Getting kids to start brushing their teeth can be difficult, but if you can make it a part of their everyday routine, they’ll get so used to the idea you won’t even have to ask anymore. That’s what happened with Alecia:
“Make it a routine. No matter what, they brush their teeth in the morning and in the evening. It’s just what we do. They go pee, they brush their teeth, then we read a book. It’s part of the habit and routine, so now, they don’t even question it. Beyond that, we sometimes brush our teeth during the day just for the heck of it (before we go out, or if we eat something “stinky” like cheese!).”

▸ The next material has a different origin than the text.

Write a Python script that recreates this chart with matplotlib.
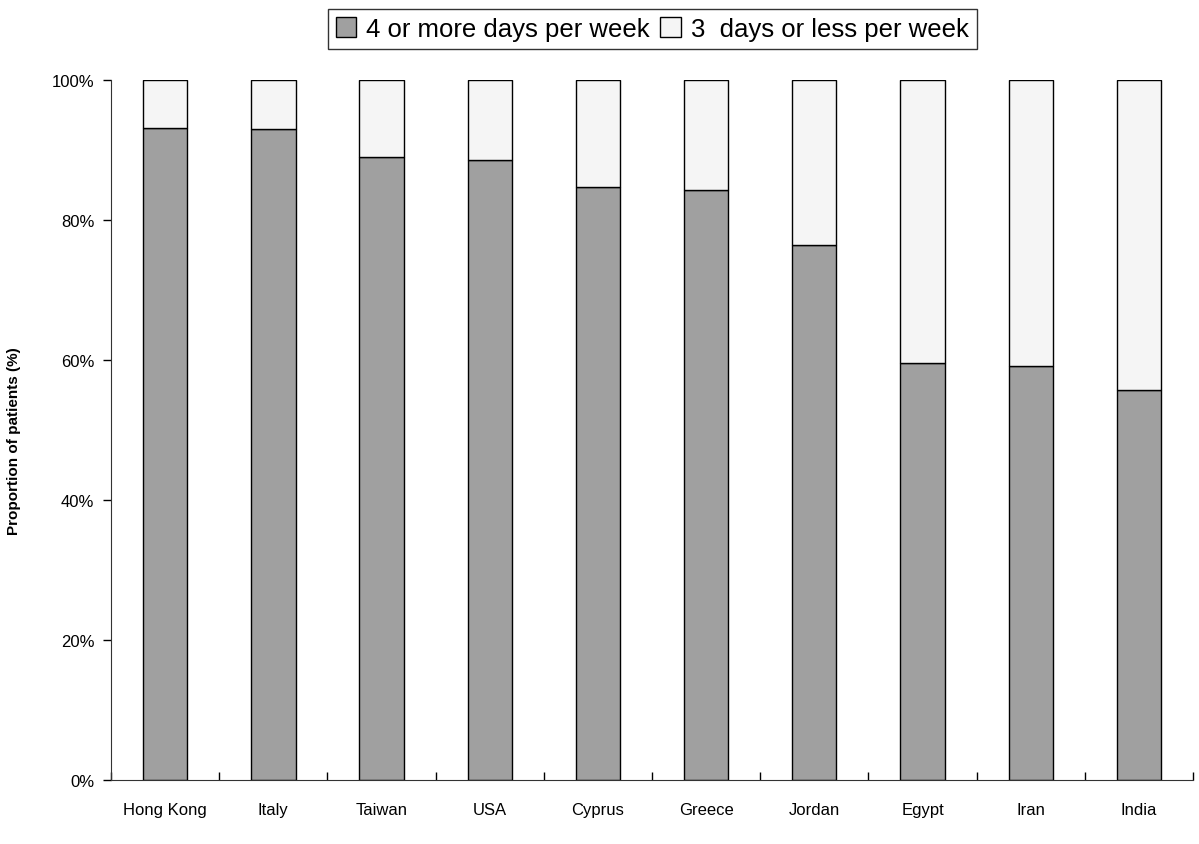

Clare started brushing her children’s teeth early more to get them used to the idea than for oral hygiene:
“I was told by my dentist that the main point of brushing teeth at this age is to get the babies used to it and make it fun. If they don’t get all the teeth brushed “properly” not to worry (my LO has 24 teeth already!) but to familiarize her with the brush and taste.”
3. LET THEM IMITATE YOU.
Children are hardwired to imitate their parents. If they see you brushing your teeth, you might not even have to force them to do it. They’ll want to start so they can be just like you. Heather got her daughter started by showing her how she brushed her own teeth:
“I brush my teeth at the same time, and while I’m doing that I let her take control of her toothbrush. She likes to do what I do so that works to keep her happy so I can get in there and do the proper job after.”
Ashley taught her son through imitation and example, which helps with his self-confidence as well as his toothbrushing:
“Right now its all about imitating with my son. whatever we do he wants to do. And he has always loved getting our tootbrushes out of the drawer in our bathroom and he’ll walk around the house with one in his mouth moving it around, but he didn’t want me helping him. So now we do it together. I give him his toothbrush with his baby toothpaste and then I have mine with my toothpaste and he loves it. I usually help him out there at the end, but he really feels big.”
4. REMIND THEM OF THE CONSEQUENCES.
When children get a bit older, letting them know what can happen if they don’t brush can help to encourage them to keep up with the routine. Colleen went about this in a very literal way:
“I showed both kids pictures on the Internet of other people with really bad “witchy teeth.” That worked too!”
As kids get older, you can get more educational, like Alecia:
“As the boys get older, we include more information. Where it used to be “brush off all the yucky stuff and make our teeth shiny!,” it’s now more of a “brushing helps us get off the bacteria from our teeth so that they don’t cause cavities” sort of discussion. We talk about all the things we like to do with our teeth: have healthy smiles, eat lots of tasty foods, etc. And we talk about how we have to keep our teeth clean and healthy so we can enjoy doing those things. As they get older, we’ll keep adding to the information, so they understand all the whys.”
Or you can speak to their interests, like Kate:
“My guy’s 14 now, and the main reminder is that “Girls don’t like to talk to or kiss guys with bad breath” ;)”
5. INCLUDE REWARDS.
If you’d rather keep things positive, you can create a reward system to incentivize proper teeth brushing for your kids. Margaret gives small gifts like stickers to her kids and she also makes it a competition:
“the first one to brush teeth (morning and night) gets.. fill in the blank:
- choosing tomorrow’s menu
- sleeping 10 mins late
- gets “personal time” (no parent, no questions asked) before going to bed
- extra chapter of the bedtime story”
Alecia uses these kinds of incentives to make the process of brushing teeth even more fun:
“I let them pick out their own toothbrushes (Big M has an electric batman one and a regular killer whale one, Middle M has an electric cars one and a regular train one, and Littlest M has a yellow duck one). I let them put on their own toothpaste (messy, but they love independence).”
Overall, the idea is simple: make it fun, make it a habit and lead by example. If all goes well, your kids won’t fight you on brushing their teeth – they might even enjoy it.